- _Data_:
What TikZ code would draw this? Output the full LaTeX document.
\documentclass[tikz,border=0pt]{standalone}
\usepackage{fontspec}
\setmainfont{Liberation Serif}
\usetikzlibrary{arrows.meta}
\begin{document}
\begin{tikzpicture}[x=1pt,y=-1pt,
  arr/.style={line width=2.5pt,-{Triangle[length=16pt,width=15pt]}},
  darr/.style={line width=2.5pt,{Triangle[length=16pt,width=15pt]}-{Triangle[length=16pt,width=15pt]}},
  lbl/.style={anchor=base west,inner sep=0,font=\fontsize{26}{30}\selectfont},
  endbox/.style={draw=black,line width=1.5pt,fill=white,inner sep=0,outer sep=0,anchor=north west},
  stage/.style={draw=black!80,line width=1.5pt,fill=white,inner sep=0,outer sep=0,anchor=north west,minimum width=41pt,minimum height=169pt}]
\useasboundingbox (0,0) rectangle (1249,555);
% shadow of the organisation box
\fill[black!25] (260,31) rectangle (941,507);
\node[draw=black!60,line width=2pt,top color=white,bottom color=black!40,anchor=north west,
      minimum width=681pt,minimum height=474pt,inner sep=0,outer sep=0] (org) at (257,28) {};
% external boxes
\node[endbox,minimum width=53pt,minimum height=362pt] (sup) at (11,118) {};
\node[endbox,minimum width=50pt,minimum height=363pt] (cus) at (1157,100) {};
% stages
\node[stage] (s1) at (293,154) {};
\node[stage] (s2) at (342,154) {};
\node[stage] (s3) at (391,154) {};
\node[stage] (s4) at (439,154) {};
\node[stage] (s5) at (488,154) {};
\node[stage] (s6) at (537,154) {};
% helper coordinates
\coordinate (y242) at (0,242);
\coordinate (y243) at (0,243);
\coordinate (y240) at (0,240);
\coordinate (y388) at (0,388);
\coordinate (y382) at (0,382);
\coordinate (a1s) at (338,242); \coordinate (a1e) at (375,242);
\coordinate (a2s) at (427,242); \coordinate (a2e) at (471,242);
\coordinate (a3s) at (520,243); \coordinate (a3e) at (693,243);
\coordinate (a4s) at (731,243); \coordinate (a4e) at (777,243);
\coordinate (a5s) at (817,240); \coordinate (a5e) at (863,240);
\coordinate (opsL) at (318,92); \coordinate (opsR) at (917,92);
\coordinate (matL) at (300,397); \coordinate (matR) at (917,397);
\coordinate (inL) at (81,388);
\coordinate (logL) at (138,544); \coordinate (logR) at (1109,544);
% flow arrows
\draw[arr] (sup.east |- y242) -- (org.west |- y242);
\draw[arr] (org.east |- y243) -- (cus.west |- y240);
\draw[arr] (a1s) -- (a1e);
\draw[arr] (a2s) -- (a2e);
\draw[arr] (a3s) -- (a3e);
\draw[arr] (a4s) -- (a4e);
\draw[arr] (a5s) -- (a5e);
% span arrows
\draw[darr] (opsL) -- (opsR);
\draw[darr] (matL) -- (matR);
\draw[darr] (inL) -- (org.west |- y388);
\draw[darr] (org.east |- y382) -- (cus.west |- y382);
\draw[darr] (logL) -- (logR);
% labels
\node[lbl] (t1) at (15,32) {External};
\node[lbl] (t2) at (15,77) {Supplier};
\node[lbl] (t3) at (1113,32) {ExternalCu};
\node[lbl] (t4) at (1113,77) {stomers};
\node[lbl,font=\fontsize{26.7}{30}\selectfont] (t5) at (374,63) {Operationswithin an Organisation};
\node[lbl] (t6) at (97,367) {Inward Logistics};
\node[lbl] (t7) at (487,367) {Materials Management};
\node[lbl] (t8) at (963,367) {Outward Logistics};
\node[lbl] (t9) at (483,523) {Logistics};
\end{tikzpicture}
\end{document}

- _Stated problem_: Extract the listing in its entirety, matching it exactly.

- _Result of this task_:
What TikZ code would draw this? Output the full LaTeX document.
\documentclass[tikz,border=0pt]{standalone}
\usepackage{fontspec}
\setmainfont{Liberation Serif}
\usetikzlibrary{arrows.meta}
\begin{document}
\begin{tikzpicture}[x=1pt,y=-1pt,
  arr/.style={line width=2.5pt,-{Triangle[length=16pt,width=15pt]}},
  darr/.style={line width=2.5pt,{Triangle[length=16pt,width=15pt]}-{Triangle[length=16pt,width=15pt]}},
  lbl/.style={anchor=base west,inner sep=0,font=\fontsize{26}{30}\selectfont},
  endbox/.style={draw=black,line width=1.5pt,fill=white,inner sep=0,outer sep=0,anchor=north west},
  stage/.style={draw=black!80,line width=1.5pt,fill=white,inner sep=0,outer sep=0,anchor=north west,minimum width=41pt,minimum height=169pt}]
\useasboundingbox (0,0) rectangle (1249,555);
% shadow of the organisation box
\fill[black!25] (260,31) rectangle (941,507);
\node[draw=black!60,line width=2pt,top color=white,bottom color=black!40,anchor=north west,
      minimum width=681pt,minimum height=474pt,inner sep=0,outer sep=0] (org) at (257,28) {};
% external boxes
\node[endbox,minimum width=53pt,minimum height=362pt] (sup) at (11,118) {};
\node[endbox,minimum width=50pt,minimum height=363pt] (cus) at (1157,100) {};
% stages
\node[stage] (s1) at (293,154) {};
\node[stage] (s2) at (342,154) {};
\node[stage] (s3) at (391,154) {};
\node[stage] (s4) at (439,154) {};
\node[stage] (s5) at (488,154) {};
\node[stage] (s6) at (537,154) {};
% helper coordinates
\coordinate (y242) at (0,242);
\coordinate (y243) at (0,243);
\coordinate (y240) at (0,240);
\coordinate (y388) at (0,388);
\coordinate (y382) at (0,382);
\coordinate (a1s) at (338,242); \coordinate (a1e) at (375,242);
\coordinate (a2s) at (427,242); \coordinate (a2e) at (471,242);
\coordinate (a3s) at (520,243); \coordinate (a3e) at (693,243);
\coordinate (a4s) at (731,243); \coordinate (a4e) at (777,243);
\coordinate (a5s) at (817,240); \coordinate (a5e) at (863,240);
\coordinate (opsL) at (318,92); \coordinate (opsR) at (917,92);
\coordinate (matL) at (300,397); \coordinate (matR) at (917,397);
\coordinate (inL) at (81,388);
\coordinate (logL) at (138,544); \coordinate (logR) at (1109,544);
% flow arrows
\draw[arr] (sup.east |- y242) -- (org.west |- y242);
\draw[arr] (org.east |- y243) -- (cus.west |- y240);
\draw[arr] (a1s) -- (a1e);
\draw[arr] (a2s) -- (a2e);
\draw[arr] (a3s) -- (a3e);
\draw[arr] (a4s) -- (a4e);
\draw[arr] (a5s) -- (a5e);
% span arrows
\draw[darr] (opsL) -- (opsR);
\draw[darr] (matL) -- (matR);
\draw[darr] (inL) -- (org.west |- y388);
\draw[darr] (org.east |- y382) -- (cus.west |- y382);
\draw[darr] (logL) -- (logR);
% labels
\node[lbl] (t1) at (15,32) {External};
\node[lbl] (t2) at (15,77) {Supplier};
\node[lbl] (t3) at (1113,32) {ExternalCu};
\node[lbl] (t4) at (1113,77) {stomers};
\node[lbl,font=\fontsize{26.7}{30}\selectfont] (t5) at (374,63) {Operationswithin an Organisation};
\node[lbl] (t6) at (97,367) {Inward Logistics};
\node[lbl] (t7) at (487,367) {Materials Management};
\node[lbl] (t8) at (963,367) {Outward Logistics};
\node[lbl] (t9) at (483,523) {Logistics};
\end{tikzpicture}
\end{document}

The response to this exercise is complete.